С распространением римских гражданских прав на провинциалов двойственность структуры ранней империи (граждане и провинциалы) уступала место двойственности гражданства (имперское и городское). Это неизбежно создавало предпосылку неравенства для тех, кто не имел городского гражданства. Деление на городской и сельский плебс существовало у римлян и до начала поздней античности. Но тогда и городские, с.13 и сельские плебеи были частью привилегированного класса граждан. Хотя многие сельские плебеи и мало пользовались общеимперскими гражданскими правами, не было причин, заставивших бы их социально деградировать как сословие. Недоимки (reliqua) колонов II—III вв. были их частными проблемами, не влиявшими на социальный статус сельских плебеев в целом. Однако длительное сосуществование граждан и неграждан не могло пройти бесследно для обоих классов населения. Сельские плебеи зачастую имели такое же фактическое положение как и крестьяне-неграждане. При этом положение существенно разнилось по провинциям. Традиции местного общежития оказывали значительное влияние и подчас существенно модифицировали принципы социального поведения, диктовавшиеся структурной расстановкой классов. В этом отношении особое внимание обращают на себя восточные провинции Балкан, Малой Азии и Сирии, где античный городской (полисный) строй сформировался гораздо раньше, чем в Италии и тем более в западных провинциях и имел более прочные позиции в среде сельского населения. Фактически Римская империя как социальный организм или социокультурная популяция имела два социальных центра — Италию и Балканы с Малой Азией. Но если италийский центр был официально признанным и политически господствовал, то восточный до IV в. находился в политически угнетенном положении. Основная масса его населения была лишена римских гражданских прав, при том, однако, что в его среде еще с эллинистических времен господствовали те же античные принципы социальной организации, которые римская власть пыталась распространить на Западе. Это создавало определенную оппозицию между обоими центрами: Италия выступала лидером гражданского общества, Балканы и Малая Азия — негражданского. Поэтому римское право, игравшее особенно важную роль в интеграции и унификации населения империи, неодинаково приживалось в западных и восточных провинциях.
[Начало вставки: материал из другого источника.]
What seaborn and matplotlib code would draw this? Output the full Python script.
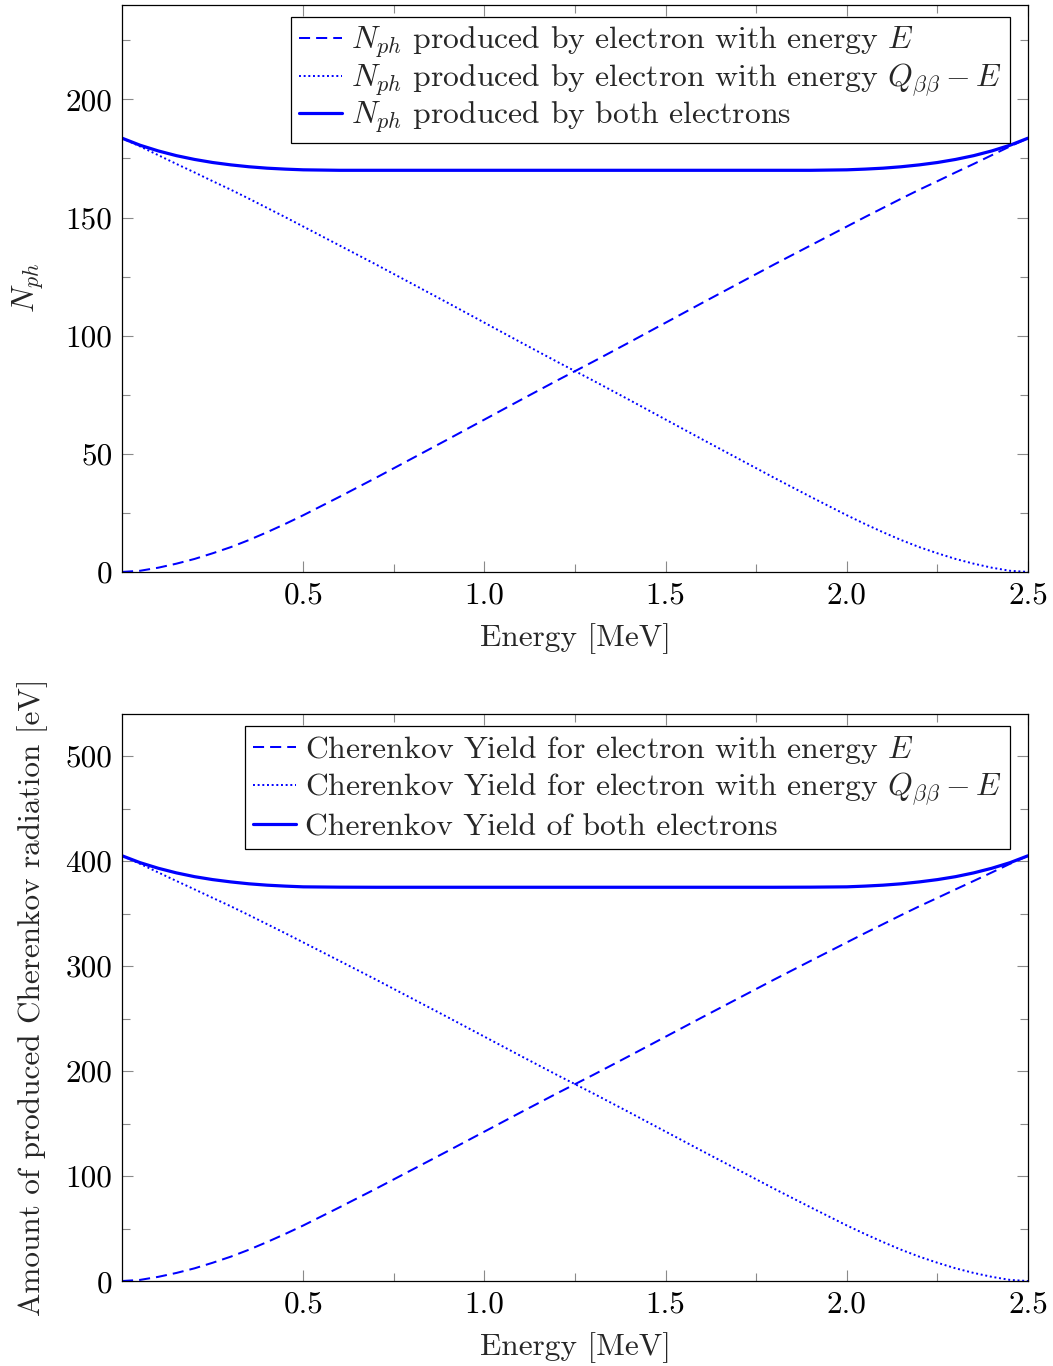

В западных провинциях римское право не имело равных себе конкурентов и полностью контролировало общественную (или признаваемую империей в качестве таковой) жизнь. Отношения граждан с негражданами (перегринами) регулировались преторским правом. Правовые нормы завоеванных римлянами народов, находившихся на догосударственной стадии развития, сохраняли значение лишь в качестве местных обычаев. Последним римляне оказывали уважение, но не принимали их в расчет в отношениях собственности, при заключении сделок, передаче наследства и т. п. Поэтому местные обычаи не нарушали целостности системы римского права, а значит не оказывали влияния на развитие общественных отношений в целом. В восточных провинциях еще до прихода римлян существовали разработанные системы эллинистического (древневосточного в греческой форме) права. До III в. греческое право доминировало в среде провинциалов. Но и после издания эдикта Каракаллы греческое право продолжало использоваться для регулирования общественных отношений на местном, общинном и городском уровне. Римское право внедрялось здесь как общегосударственное имперское право. В течение IV в., когда перенесением столицы в Константинополь была узаконена роль Востока в качестве второго центра империи, осуществлялся синтез двух, во многом сходных, правовых систем. С этим, видимо, связано существование в это время именно в восточных провинциях крупнейших юридических школ. Вследствие этого, провинциальное население запада и востока империи неодинаково реагировало на предоставление им прав римского гражданства. В восточных провинциях оно имело меньшее практическое значение. Это должно было повести к разным темпам эволюции имперской общественной структуры в той и другой части империи, хотя и происходила она в одном и том же направлении. Ориентация римской социально-политической системы на два политически и идеологически соперничавших центра притяжения расшатывало ее, способствуя все более разнящемуся с.14 переживанию структурами восточной и западной половин империи одних и тех же социальных перемен5.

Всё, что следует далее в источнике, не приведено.